La segunda parte del artículo de Wooldridge está dedicada a China. China está aplicando criterios meritocráticos en ámbitos como la educación (desde la guardería hasta la universidad) hasta la política (en el acceso y ascenso en el seno del Partido Comunista): “gobernadores provinciales y rectores universitarios son elegidos y evaluados en función de su éxito en lograr determinados objetivos”. Que un sistema meritocrático pueda enraizar en China es muy discutible, dadas las características de su capitalismo. El análisis de la evolución de la democracia y la economía de China y Rusia que sigue no tiene tanto interés. Afirma Wooldridge que
“la idea de que hay una relación necesaria entre democracia y crecimiento se basa en un falso positivo. La relación realmente robusta es la que existe entre meritocracia y crecimiento”
No creo que nadie con reputación sostenga hoy que hay una relación necesaria entre democracia y crecimiento. Si acaso, la que se extendió hace algunas décadas era la contraria: que la democracia y el crecimiento económico sólo podían coexistir en sociedades desarrolladas. Y tampoco creo que sea correcto decir que “occidente ha prosperado materialmente en el último siglo en buena medida porque consiguió fusionar democracia y meritocracia”. No. La democracia fue arrancada por una población individualista y cada vez más levantisca a la oligarquía que gobernaba todos los países occidentales cuando el crecimiento económico sacó de los niveles de subsistencia a enormes masas de población cuya voz y participación en los asuntos públicos no podía dejar de escucharse salvo que esas oligarquías decidieran imponer un régimen totalitario como el fascismo o el nazismo. Por el contrario, las ideas liberales que se habían extendido por Europa desde la Ilustración facilitaron la transición desde un régimen censitario pero participativo a un régimen democrático. No hay más misterio. Esta falta de vinculación entre democracia y meritocracia explica – en contra de los que dice Wooldridge – que Singapur sea un ejemplo de lo segundo. Y que países más o menos autoritarios puedan – si desarrollan suficiente capacidad estatal como sería, por ejemplo, Vietnam – implantar una administración pública meritocrática sin poner en peligro el poder del partido comunista. Como digo, es más discutible que China lo logre.
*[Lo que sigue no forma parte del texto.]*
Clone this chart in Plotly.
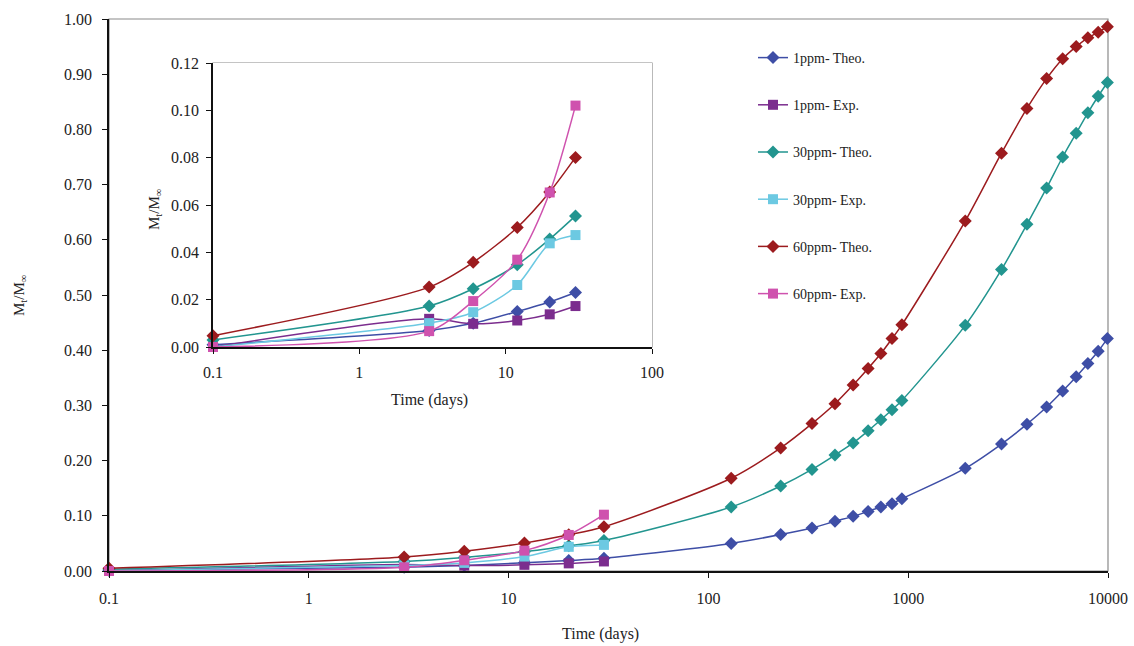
import plotly.graph_objects as go

# ---------------- data ----------------
t_exp = [0.1, 3, 6, 12, 20, 30]
t_theo = [0.1, 3, 6, 12, 20, 30, 130, 230, 330, 430, 530, 630, 730, 830, 930,
          1930, 2930, 3930, 4930, 5930, 6930, 7930, 8930, 9930]

theo_1 = [0.001, 0.007, 0.010, 0.015, 0.019, 0.023, 0.050, 0.066, 0.078, 0.090, 0.099,
          0.108, 0.116, 0.122, 0.131, 0.186, 0.230, 0.266, 0.297, 0.326, 0.352,
          0.376, 0.398, 0.421]
theo_30 = [0.003, 0.0173, 0.0246, 0.0348, 0.0456, 0.0554, 0.116, 0.154, 0.184, 0.210,
           0.232, 0.254, 0.274, 0.292, 0.309, 0.445, 0.546, 0.628, 0.694, 0.750,
           0.793, 0.830, 0.860, 0.885]
theo_60 = [0.0048, 0.0253, 0.0358, 0.0505, 0.0655, 0.0801, 0.168, 0.223, 0.267, 0.303,
           0.337, 0.367, 0.394, 0.421, 0.446, 0.634, 0.757, 0.838, 0.892, 0.928,
           0.950, 0.966, 0.976, 0.986]
exp_1 = [0.0, 0.0119, 0.0098, 0.0112, 0.0138, 0.0173]
exp_30 = [0.0, 0.0101, 0.0147, 0.0262, 0.0438, 0.0473]
exp_60 = [0.0, 0.0067, 0.0194, 0.0369, 0.0653, 0.102]

x_tickvals = [0.1, 1, 10, 100, 1000, 10000]
x_ticktext = ["0.1", "1", "10", "100", "1000", "10000"]
inset_tickvals = [0.1, 1, 10, 100]
inset_ticktext = ["0.1", "1", "10", "100"]

series = [
    ("1ppm- Theo.", t_theo, theo_1, "#3E4EA6", "diamond", 10),
    ("1ppm- Exp.", t_exp, exp_1, "#7B2D8E", "square", 10),
    ("30ppm- Theo.", t_theo, theo_30, "#22958F", "diamond", 10),
    ("30ppm- Exp.", t_exp, exp_30, "#6CC9E2", "square", 10),
    ("60ppm- Theo.", t_theo, theo_60, "#9C1B1E", "diamond", 10),
    ("60ppm- Exp.", t_exp, exp_60, "#CF52AE", "square", 10),
]
inset_n = 6  # points shown in inset (up to 30 days)

W, H = 1134, 646
FONT = "Liberation Serif, Times New Roman, serif"

def px_x(p):
    return p / W

def px_y(p):
    return 1 - p / H

fig = go.Figure()

for name, xs, ys, col, sym, sz in series:
    fig.add_trace(go.Scatter(
        x=xs, y=ys, name=name, mode="lines+markers",
        line=dict(color=col, width=1.5, shape="spline", smoothing=0.8),
        marker=dict(symbol=sym, size=sz, color=col),
        legendgroup=name, cliponaxis=False,
        xaxis="x", yaxis="y"))

for name, xs, ys, col, sym, sz in series:
    fig.add_trace(go.Scatter(
        x=xs[:inset_n], y=ys[:inset_n], name=name, mode="lines+markers",
        line=dict(color=col, width=1.5, shape="spline", smoothing=0.8),
        marker=dict(symbol=sym, size=sz, color=col),
        showlegend=False, cliponaxis=False,
        xaxis="x2", yaxis="y2"))

axis_common = dict(
    showgrid=False, zeroline=False, showline=True, linecolor="#111",
    linewidth=1.5, ticks="outside", ticklen=5, tickcolor="#111", tickwidth=1.3,
    tickfont=dict(family=FONT, size=16, color="#222"), automargin=False,
)

fig.update_layout(
    width=W, height=H,
    margin=dict(l=0, r=0, t=0, b=0, autoexpand=False),
    paper_bgcolor="white", plot_bgcolor="white",
    font=dict(family=FONT, size=15, color="#222"),
    xaxis=dict(type="log", range=[-1, 4], domain=[px_x(109), px_x(1108)],
               tickvals=x_tickvals, ticktext=x_ticktext, anchor="y",
               ticklabelstandoff=7, **axis_common),
    yaxis=dict(range=[0, 1.0], dtick=0.1, tickformat=".2f",
               domain=[px_y(571), px_y(19)], anchor="x",
               ticklabelstandoff=7, **axis_common),
    xaxis2=dict(type="log", range=[-1, 2], domain=[px_x(213), px_x(652)],
                tickvals=inset_tickvals, ticktext=inset_ticktext, anchor="y2",
                ticklabelstandoff=5, **axis_common),
    yaxis2=dict(range=[0, 0.12], dtick=0.02, tickformat=".2f",
                domain=[px_y(347), px_y(63)], anchor="x2",
                ticklabelstandoff=4, **axis_common),
    legend=dict(x=px_x(753), y=px_y(42), xanchor="left", yanchor="top",
                bgcolor="rgba(0,0,0,0)", tracegroupgap=26,
                font=dict(family=FONT, size=14, color="#222")),
    showlegend=True,
)

# gray frames (top/right borders) of main plot and inset
fig.add_shape(type="rect", xref="x domain", yref="y domain", x0=0, x1=1, y0=0, y1=1,
              line=dict(color="#8a8a8a", width=1.2), layer="below")
fig.add_shape(type="rect", xref="x2 domain", yref="y2 domain", x0=0, x1=1, y0=0, y1=1,
              line=dict(color="#8a8a8a", width=1.2), layer="below")

# axis titles
def title(text, xp, yp, angle=0, size=16):
    fig.add_annotation(text=text, xref="paper", yref="paper",
                       x=px_x(xp), y=px_y(yp), xanchor="center", yanchor="middle",
                       showarrow=False, textangle=angle,
                       font=dict(family=FONT, size=size, color="#222"))

title("Time (days)", 600, 634)
title("M<sub>t</sub>/M<sub>∞</sub>", 20, 296, -90, 15)
title("Time (days)", 429, 400)
title("M<sub>t</sub>/M<sub>∞</sub>", 155, 210, -90, 15)

fig.write_html("out.html")
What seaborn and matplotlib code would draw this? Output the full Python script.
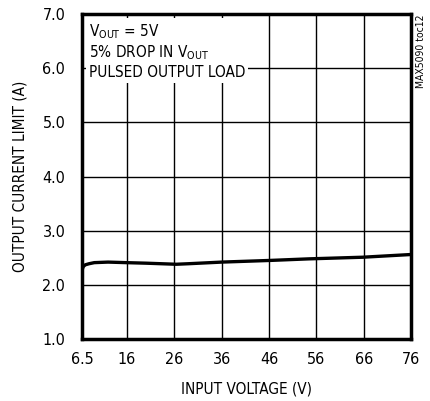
import numpy as np
import pandas as pd
import seaborn as sns
import matplotlib.pyplot as plt

# values
input_voltage = [6.5, 6.55, 6.6, 6.8, 7.2, 8.0, 9.1, 12.0, 15.8, 20.0, 26.4, 29.0, 36.0, 46.0, 54.5, 65.8, 76.0]
current_limit = [2.20, 2.26, 2.30, 2.34, 2.37, 2.39, 2.41, 2.42, 2.41, 2.40, 2.38, 2.39, 2.42, 2.45, 2.48, 2.51, 2.56]

x_ticks = [6.5, 16, 26, 36, 46, 56, 66, 76]
x_tick_labels = ['6.5', '16', '26', '36', '46', '56', '66', '76']
y_ticks = [1.0, 2.0, 3.0, 4.0, 5.0, 6.0, 7.0]

df = pd.DataFrame({'vin': input_voltage, 'ilim': current_limit})

sns.set_style('white')
plt.rcParams['font.family'] = ['DejaVu Sans']
plt.rcParams['font.stretch'] = 'condensed'
plt.rcParams['text.color'] = 'black'
plt.rcParams['axes.labelcolor'] = 'black'
plt.rcParams['xtick.color'] = 'black'
plt.rcParams['ytick.color'] = 'black'
plt.rcParams['mathtext.fontset'] = 'custom'
plt.rcParams['mathtext.rm'] = 'DejaVu Sans:stretch=condensed'

fig = plt.figure(figsize=(4.30, 4.01), dpi=100)
ax = fig.add_axes([0.1907, 0.1546, 0.9558 - 0.1907, 0.965 - 0.1546])

sns.lineplot(data=df, x='vin', y='ilim', ax=ax, color='black', linewidth=2.4, zorder=3)

ax.set_xlim(6.5, 76)
ax.set_ylim(1.0, 7.0)
ax.set_xticks(x_ticks)
ax.set_xticklabels(x_tick_labels)
ax.set_yticks(y_ticks)
ax.set_yticklabels([f'{v:.1f}' for v in y_ticks])
ax.tick_params(length=0, labelsize=11.5)
ax.tick_params(axis='y', pad=12)
ax.tick_params(axis='x', pad=9)
ax.grid(True, color='black', linewidth=1.0)
for s in ax.spines.values():
    s.set_visible(True)
    s.set_color('black')
    s.set_linewidth(2.5)

ax.set_xlabel('INPUT VOLTAGE (V)', fontsize=11, labelpad=11)
ax.set_ylabel('OUTPUT CURRENT LIMIT (A)', fontsize=11, labelpad=11)

ax.text(0.02, 0.975, 'V$_{\\mathrm{OUT}}$ = 5V\n5% DROP IN V$_{\\mathrm{OUT}}$\nPULSED OUTPUT LOAD',
        transform=ax.transAxes, ha='left', va='top', fontsize=11, linespacing=1.2, zorder=4,
        bbox=dict(facecolor='white', edgecolor='none', pad=2))

fig.text(0.978, 0.965, 'MAX5090 toc12', rotation=90, ha='center', va='top', fontsize=7.5)

plt.savefig('out.png', dpi=100)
Es cierto que aplicar criterios democráticos – que deben reservarse para elegir a los legisladores y a los gobiernos – a la toma de decisiones “técnicas” es una mala idea. Por eso, en todos los países occidentales se produjo una revolución entre 1850 y 1950 que llevó a separar la Administración Pública del Gobierno político y a seleccionar meritocráticamente a los funcionarios públicos aislándolos de la influencia política – haciéndolos inamovibles e independientes –. Eso ocurrió en Alemania – en Prusia –, ocurrió en Inglaterra y, más tarde y de forma incompleta, en EE.UU, en Francia y en el resto de Europa. Incluso en España donde la Constitución de 1978 reforzó las tendencias “meritocráticas” que existían bajo Franco. Lástima que el desarrollo de las Comunidades Autónomas y la “antiselección” que hemos sufrido en el liderazgo político (al frente de los partidos están situados individuos que carecen de cualquier mérito) haya reducido el papel de la meritocracia en la cobertura de puestos que requieren conocimientos técnicos para su buen desempeño. Como avanzaba más arriba, lo que ha sustituido a la meritocracia no ha sido la igualdad y la diversidad o la mejor “adaptación” del individuo al puesto, sino pura y simplemente el clientelismo político y el nepotismo. Lo que cabía esperar.